• WHAT IS EXPECTED:
Write out each line from the data below that includes the word "seaborn".

• INFORMATION SHOWN:
---+---
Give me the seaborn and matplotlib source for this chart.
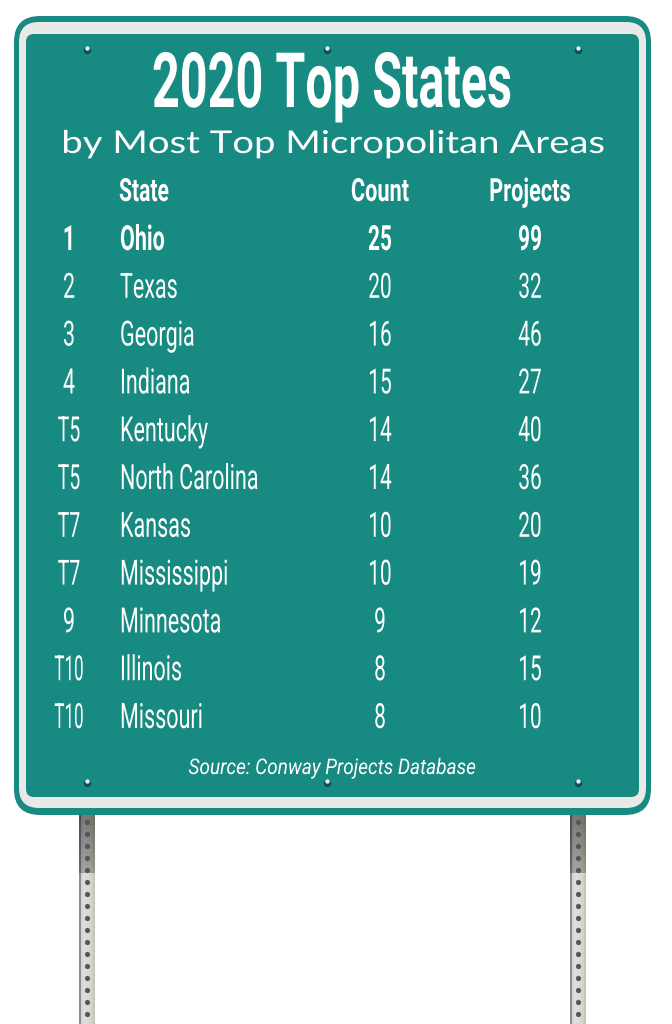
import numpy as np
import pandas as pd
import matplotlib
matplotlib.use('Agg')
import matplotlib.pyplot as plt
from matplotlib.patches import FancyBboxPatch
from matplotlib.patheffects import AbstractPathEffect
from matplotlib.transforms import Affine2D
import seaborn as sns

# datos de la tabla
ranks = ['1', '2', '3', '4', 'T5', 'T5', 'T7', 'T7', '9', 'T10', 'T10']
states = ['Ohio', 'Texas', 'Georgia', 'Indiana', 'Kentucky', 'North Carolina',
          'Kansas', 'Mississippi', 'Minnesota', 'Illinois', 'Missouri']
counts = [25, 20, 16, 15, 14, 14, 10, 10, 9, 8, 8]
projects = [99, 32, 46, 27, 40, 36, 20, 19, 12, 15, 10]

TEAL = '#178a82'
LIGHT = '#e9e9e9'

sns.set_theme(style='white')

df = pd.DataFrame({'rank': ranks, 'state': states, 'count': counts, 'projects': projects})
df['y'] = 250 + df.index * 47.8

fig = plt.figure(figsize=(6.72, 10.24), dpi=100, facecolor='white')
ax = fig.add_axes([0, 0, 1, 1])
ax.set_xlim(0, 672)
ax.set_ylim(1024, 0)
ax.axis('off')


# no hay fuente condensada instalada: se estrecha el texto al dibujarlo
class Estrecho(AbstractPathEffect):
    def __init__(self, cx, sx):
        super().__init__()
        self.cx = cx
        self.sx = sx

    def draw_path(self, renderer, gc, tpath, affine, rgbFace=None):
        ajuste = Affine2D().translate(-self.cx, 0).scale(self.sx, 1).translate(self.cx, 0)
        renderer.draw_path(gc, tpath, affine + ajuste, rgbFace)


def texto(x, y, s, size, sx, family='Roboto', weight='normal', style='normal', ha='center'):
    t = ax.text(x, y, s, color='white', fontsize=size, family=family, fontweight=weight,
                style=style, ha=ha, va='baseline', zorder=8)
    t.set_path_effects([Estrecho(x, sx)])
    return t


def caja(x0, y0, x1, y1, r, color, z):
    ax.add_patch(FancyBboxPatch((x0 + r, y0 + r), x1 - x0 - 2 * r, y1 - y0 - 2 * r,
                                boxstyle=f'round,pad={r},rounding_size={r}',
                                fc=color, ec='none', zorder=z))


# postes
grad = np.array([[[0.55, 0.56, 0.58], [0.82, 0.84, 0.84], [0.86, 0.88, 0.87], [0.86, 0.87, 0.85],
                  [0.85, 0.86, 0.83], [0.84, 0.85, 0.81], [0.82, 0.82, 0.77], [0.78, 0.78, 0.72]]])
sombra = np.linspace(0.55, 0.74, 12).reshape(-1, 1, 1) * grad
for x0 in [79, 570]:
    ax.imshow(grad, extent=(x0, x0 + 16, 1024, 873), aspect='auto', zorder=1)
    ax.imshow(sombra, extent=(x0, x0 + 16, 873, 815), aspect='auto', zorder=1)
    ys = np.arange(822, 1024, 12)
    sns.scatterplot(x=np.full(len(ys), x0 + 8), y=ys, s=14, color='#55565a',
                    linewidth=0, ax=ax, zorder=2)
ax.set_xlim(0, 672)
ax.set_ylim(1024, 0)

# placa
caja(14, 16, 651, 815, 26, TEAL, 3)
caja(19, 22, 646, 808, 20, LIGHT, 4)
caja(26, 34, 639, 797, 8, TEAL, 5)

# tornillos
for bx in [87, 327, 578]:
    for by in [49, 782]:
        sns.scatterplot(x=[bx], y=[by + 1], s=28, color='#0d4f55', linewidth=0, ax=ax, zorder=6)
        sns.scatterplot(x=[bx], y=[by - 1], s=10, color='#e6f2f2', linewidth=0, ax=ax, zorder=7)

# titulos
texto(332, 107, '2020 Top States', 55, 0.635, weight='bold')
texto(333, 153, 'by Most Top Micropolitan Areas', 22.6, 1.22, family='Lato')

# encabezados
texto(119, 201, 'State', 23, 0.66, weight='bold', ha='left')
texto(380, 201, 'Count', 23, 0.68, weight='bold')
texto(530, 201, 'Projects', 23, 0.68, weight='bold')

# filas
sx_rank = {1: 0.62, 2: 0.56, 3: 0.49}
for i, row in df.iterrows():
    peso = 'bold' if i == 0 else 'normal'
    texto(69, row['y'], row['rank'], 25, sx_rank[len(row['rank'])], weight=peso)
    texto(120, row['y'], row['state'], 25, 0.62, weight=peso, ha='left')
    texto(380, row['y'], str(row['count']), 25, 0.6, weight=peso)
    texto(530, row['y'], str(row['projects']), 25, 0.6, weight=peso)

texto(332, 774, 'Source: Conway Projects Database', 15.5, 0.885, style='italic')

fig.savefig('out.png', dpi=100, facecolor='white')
---+---
• WRITTEN REPLY:
Give me the seaborn and matplotlib source for this chart.
import seaborn as sns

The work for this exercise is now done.